Much has been made about the declining middle class. The Executive Class has certainly contributed, but their business model of paying the serfs less but selling them more has just hit the wall, and is in ruins. Their wealth would be vanishing into thin air were it not being pumped up by increasingly broke governments. But even in the worst case, in terms of their personal standard of living, the “middle class” in this country would certainly be able to live the “middle class” lived in the 1950 and early 1960s, with better health care and better information technology. Small house or apartment. One car or none. Actually keeping the same clothes until they wear out. Using less energy. Etc.

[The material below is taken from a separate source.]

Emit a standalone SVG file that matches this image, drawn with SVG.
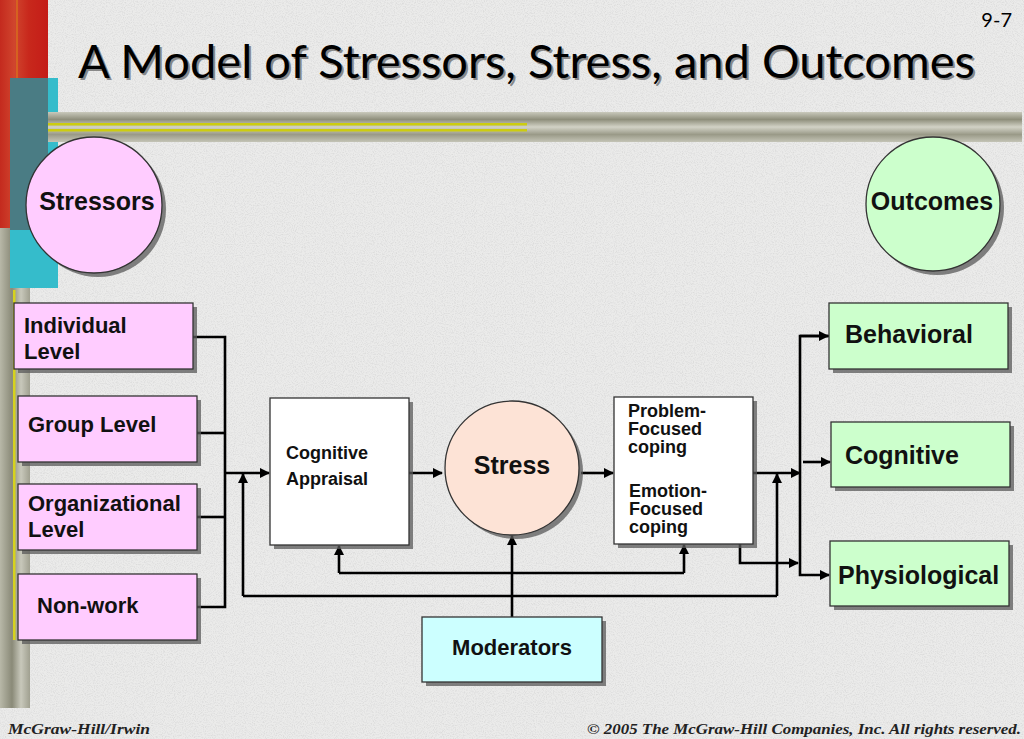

But is something the middle class relied on, something that made the mass middle class possible, that will not be available in the future – decent public services in exchange for affordable taxes. Because taxes will be going to those who spend decades in “retirement” with no obligation to do anything for anyone else at all, because they have the political power to make other less well off people pay. (Or because they had it, and the deals they made with themselves are irrevocable).
The serfs need good public schools and public colleges and universities to move into and remain in the middle class. They rely on public parks, public libraries, public cultural events, public health, public sanitation, public streets and, in NYC, public transit. The Political Class has destroyed the future of these, I guess, because in its greed it just couldn’t help itself.